Polynomial CS-separator exists almost surely for random graphs.

Polynomial CS-separators are found for H-free graphs with H as a split graph.

The existence of polynomial CS-separators is equivalent to the polynomial Alon-Saks-Seymour Conjecture.

Abstract

Yannakakis' Clique versus Independent Set problem (CL-IS) in communication complexity asks for the minimum number of cuts separating cliques from stable sets in a graph, called CS-separator. Yannakakis provides a quasi-polynomial CS-separator, i.e. of size $O(n^{\log n})$, and addresses the problem of finding a polynomial CS-separator. This question is still open even for perfect graphs. We show that a polynomial CS-separator almost surely exists for random graphs. Besides, if H is a split graph (i.e. has a vertex-partition into a clique and a stable set) then there exists a constant $c_H$ for which we find a $O(n^{c_H})$ CS-separator on the class of H-free graphs. This generalizes a result of Yannakakis on comparability graphs. We also provide a $O(n^{c_k})$ CS-separator on the class of graphs without induced path of length k and its complement.
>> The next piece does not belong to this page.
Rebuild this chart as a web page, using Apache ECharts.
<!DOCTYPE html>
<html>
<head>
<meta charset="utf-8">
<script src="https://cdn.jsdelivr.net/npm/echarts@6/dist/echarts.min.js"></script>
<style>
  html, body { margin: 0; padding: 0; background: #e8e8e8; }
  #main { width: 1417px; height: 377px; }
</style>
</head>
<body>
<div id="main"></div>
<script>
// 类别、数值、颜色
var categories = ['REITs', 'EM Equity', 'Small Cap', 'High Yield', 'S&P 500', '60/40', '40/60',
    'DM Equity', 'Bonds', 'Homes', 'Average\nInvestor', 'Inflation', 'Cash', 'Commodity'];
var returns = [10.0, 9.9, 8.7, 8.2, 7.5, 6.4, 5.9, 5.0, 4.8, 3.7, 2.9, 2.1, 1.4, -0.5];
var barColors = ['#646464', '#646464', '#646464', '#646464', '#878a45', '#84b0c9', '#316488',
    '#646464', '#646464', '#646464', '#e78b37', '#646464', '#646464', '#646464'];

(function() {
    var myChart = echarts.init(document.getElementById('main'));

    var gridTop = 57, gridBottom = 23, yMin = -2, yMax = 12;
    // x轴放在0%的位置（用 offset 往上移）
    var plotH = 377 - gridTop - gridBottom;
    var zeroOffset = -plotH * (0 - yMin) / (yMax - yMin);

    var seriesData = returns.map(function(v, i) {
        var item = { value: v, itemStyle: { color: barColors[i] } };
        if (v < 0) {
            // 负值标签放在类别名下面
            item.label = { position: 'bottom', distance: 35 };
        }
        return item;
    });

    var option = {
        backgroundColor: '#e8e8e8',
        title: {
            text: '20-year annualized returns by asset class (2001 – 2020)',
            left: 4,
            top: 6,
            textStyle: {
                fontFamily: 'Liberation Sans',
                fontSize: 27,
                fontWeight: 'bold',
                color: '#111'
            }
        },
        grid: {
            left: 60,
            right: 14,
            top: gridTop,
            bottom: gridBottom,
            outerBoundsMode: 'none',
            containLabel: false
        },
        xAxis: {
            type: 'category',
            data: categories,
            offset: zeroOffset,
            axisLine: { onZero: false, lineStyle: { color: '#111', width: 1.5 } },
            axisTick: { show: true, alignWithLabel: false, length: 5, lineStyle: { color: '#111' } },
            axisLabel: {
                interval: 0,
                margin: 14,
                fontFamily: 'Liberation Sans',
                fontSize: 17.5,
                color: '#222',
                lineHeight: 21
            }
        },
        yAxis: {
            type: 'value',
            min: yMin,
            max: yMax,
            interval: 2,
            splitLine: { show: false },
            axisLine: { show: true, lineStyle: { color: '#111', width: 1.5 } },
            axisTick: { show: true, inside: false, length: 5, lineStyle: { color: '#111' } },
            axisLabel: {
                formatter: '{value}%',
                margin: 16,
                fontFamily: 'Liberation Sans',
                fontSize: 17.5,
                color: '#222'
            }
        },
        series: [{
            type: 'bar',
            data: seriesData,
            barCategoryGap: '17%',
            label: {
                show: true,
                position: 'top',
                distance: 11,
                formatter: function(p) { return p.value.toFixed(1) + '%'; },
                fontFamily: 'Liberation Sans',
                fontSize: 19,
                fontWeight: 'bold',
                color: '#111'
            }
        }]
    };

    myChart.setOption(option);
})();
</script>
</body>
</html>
Observe that on one side, $c_H$ is of order $O(|H| \log |H|)$ resulting from Vapnik-Chervonenkis dimension, and on the other side, $c_k$ is exponential. One of the main reason why Yannakakis' CL-IS problem is fascinating is that it admits equivalent formulations. Our main result in this respect is to show that a polynomial CS-separator is equivalent to the polynomial Alon-Saks-Seymour Conjecture, asserting that if a graph has an edge-partition into k complete bipartite graphs, then its chromatic number is polynomially bounded in terms of k. We also show that the classical approach to the stubborn problem (arising in CSP) which consists in covering the set of all solutions by $O(n^{\log n})$ instances of 2-SAT is again equivalent to the existence of a polynomial CS-separator.